There's an adorable new Web series that dog people (you know who you are) will love: "Fetching" launched today (watch the entire series here), conveniently coinciding with International Take Your Dog to Work Day.
From AOL and Michael Eisner's Vuguru, the series follows Liza (Colette Wolfe), a former lawyer who ditches her job and her fiance to start a new life for herself and her rescue pup Oscar as the owner of a doggy daycare and boutique called Fetching.
The series was written by "Sex and the City" scribe Amy Harris -- who's also in charge of The CW's new "SatC" prequel series "The Carrie Diaries" -- and the topic of four-legged friends is very near and dear to her heart.
I spoke with Harris about the series, working with dogs and her target audience, which just so happens to be me. (Proof: I conducted this interview while my dog Otis was sitting on my lap at work.) She also dished about whether or not we can expect to see cameos from the original Carrie, Samantha, Charlotte and Miranda in her new series.
How did this series come about?
Well I'm obsessed with my dog.
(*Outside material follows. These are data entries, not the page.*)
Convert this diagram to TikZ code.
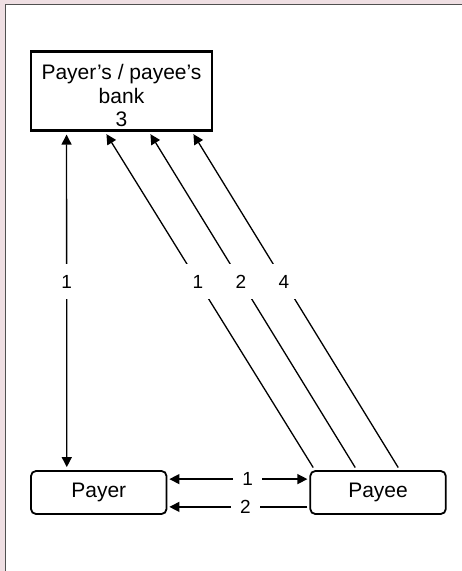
\documentclass[tikz,border=0pt]{standalone}
\usepackage{fontspec}
\setmainfont{Liberation Sans}
\usetikzlibrary{arrows.meta, positioning}

\definecolor{framepink}{RGB}{239,223,227}
\definecolor{framegrey}{RGB}{80,80,80}

\begin{document}
\begin{tikzpicture}[
    x=1pt, y=-1pt,
    box/.style={rectangle, draw, line width=1.8pt, rounded corners=5pt, minimum width=135.5pt, minimum height=43pt, align=center, font=\fontsize{21}{23.5}\selectfont},
    bankbox/.style={box, rounded corners=0pt, line width=2.3pt, minimum width=181pt, minimum height=78pt, text height=72pt},
    flow/.style={line width=1.3pt, shorten <=3pt, shorten >=3pt},
    lbl/.style={fill=white, inner xsep=9pt, inner ysep=11pt, font=\fontsize{19}{21}\selectfont}
]
    % frame
    \useasboundingbox (0,0) rectangle (462,571);
    \fill[framepink] (0,0) rectangle (462,571);
    \fill[white] (5.5,4.5) rectangle (462,571);
    \draw[framegrey, line width=1.6pt] (5.5,571) -- (5.5,4.5) -- (462,4.5);

    \node[bankbox] (bank) at (121.5,91) {Payer’s / payee’s\\bank\\3};
    \node[box] (payer) at (98.75,492.5) {Payer};
    \node[box, right=142pt of payer] (payee) {Payee};

    \draw[flow, {Triangle[length=10pt,width=10pt]}-{Triangle[length=10pt,width=10pt]}] ([xshift=36.7pt]bank.south west) -- node[lbl, pos=0.443] {1} ([xshift=36.7pt]payer.north west);
    \draw[flow, -{Triangle[length=10pt,width=10pt]}] ([xshift=5.4pt]payee.north west) -- node[lbl, pos=0.557] {1} ([xshift=75pt]bank.south west);
    \draw[flow, -{Triangle[length=10pt,width=10pt]}] ([xshift=47.4pt]payee.north west) -- node[lbl, pos=0.557] {2} ([xshift=119pt]bank.south west);
    \draw[flow, -{Triangle[length=10pt,width=10pt]}] ([xshift=90.4pt]payee.north west) -- node[lbl, pos=0.557] {4} ([xshift=162pt]bank.south west);

    \draw[flow, shorten <=2pt, shorten >=2pt, {Triangle[length=10pt,width=10pt]}-{Triangle[length=10pt,width=10pt]}] ([yshift=-9pt]payer.north east) -- node[lbl, inner ysep=3pt, pos=0.565] {1} ([yshift=-9pt]payee.north west);
    \draw[flow, shorten <=2pt, shorten >=2pt, -{Triangle[length=10pt,width=10pt]}] ([yshift=8pt]payee.south west) -- node[lbl, inner ysep=3pt, pos=0.45] {2} ([yshift=8pt]payer.south east);
\end{tikzpicture}
\end{document}
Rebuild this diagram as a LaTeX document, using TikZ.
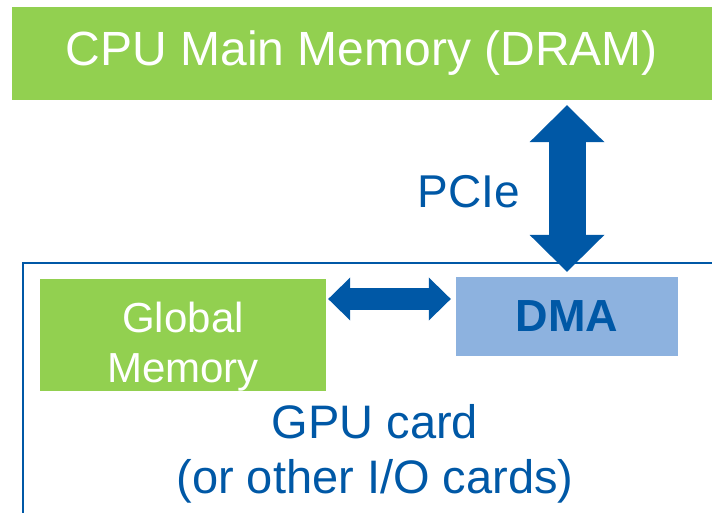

I'd never had a dog growing up, and my parents were stunned when I got a dog, like, "We don't do dogs. This is very disturbing." And I was very nervous. I wanted this to work out; I wanted to build a life for myself where a dog fits into it, which means either he comes to the office with me, or I get home in time to be with him. As I was falling in love with him, I realized that this is one of the most intense, beautiful relationships I've ever had -- I know that sounds goofy, but I realized there are so many things about dogs that represent who we are in relationships of all shapes and sizes. Sometimes I felt like my dog was my boyfriend, sometimes he was like my baby and sometimes he was just an awesome companion. Then I realized I bet a lot of people feel the same way.
If you live in a city like New York or L.A., you often end up with a doggy daycare situation, and I realized people who are attracted to work in an environment like that with dogs are people who are very special, often eccentric, always lovable and interesting because they love animals. So I realized that was an environment I wanted to tell stories in. And they know things -- my dog walker knows more about me than probably most of my friends, and when I was breastfeeding saw way more of me than pretty much anyone but my husband. [Laughs.]
There's a cute scene in the first episode where the dog walker comes back from a client's house and says, "I think he got lucky last night because there was poop all over the floor." They totally know.
Exactly! I wanted to tell those stories about people who are sort of intimately involved in people's lives through their animals.
Is your dog actually in the show?
He has a little small cameo in it. He's the dog in the party scene being massaged and then wheeled by in a little doggy baby carriage.
We got really lucky in that we ended up, mostly, with people who love dogs. Colette has a dog and Elaine Hendrix is very involved in the ASPCA and rescue/no-kill shelters. It was really a labor of love for so many people who really love dogs. You know, everyone says children and dogs are sort of a nightmare to film with -- which is, to some degree, true -- but what is amazing is the magic that sometimes comes from a look a dog gives or a moment when they do something surprising. And it was super fun to have dogs around between scenes, too ... and once again I got to have my dog at work because he was an extra. My husband was the director of the series, so between shots we'd go walk our Oscar -- yes, we named the lead dog after our dog. We would've made our dog the lead on the show, but he's not well trained enough. [Laughs]
Besides being well trained, were there any specific criteria you were looking for when casting Oscar?
We only felt it was important that the dog that's the lead be a rescue dog. I felt it was important to talk about how cute dogs are from the rescue world.
That made me happy. It's worth noting that you've got quite a lot going on these days. We just posted our snap judgments of The CW pilots, including "The Carrie Diaries" ...
I saw -- you all were really nice about it! I was thrilled. It's been an interesting thing because I'm obviously incredibly proud of it, but I know a lot of people have a lot of different opinions since it's based on a beloved franchise. The fact that people seem to be responding so well -- beyond that it's a project that I'm very passionate about, that I feel like I protected the thing I worked on before -- is very exciting for me.
But we have to wait until midseason! Are you all happy to have the extra time to get it up and running?
We're thrilled. It's really giving us the time to do it right. We're actually going to craft the first season the way we would've crafted an HBO season of "Sex and the City," so I'm thrilled. I know for people who are excited to see it, it's disappointing, but we're very excited.
I feel like you can't do anything "Sex and the City"-related without Kim Catrall saying what kind of part she'd like to play in it ...
[Laughs.] Totally! Those are four women who really love the show and appreciate all the things that came with it. I couldn't be happier that I was part of something that actors still feel proud to have been a part of.
Has there been any talk of trying to give them little cameos, as a wink and a nod to the audience?
We haven't discussed that as of yet. I don't know ... I'm not sure ... it really never entered my mind because it feels like it would break the fourth wall. But who knows -- maybe!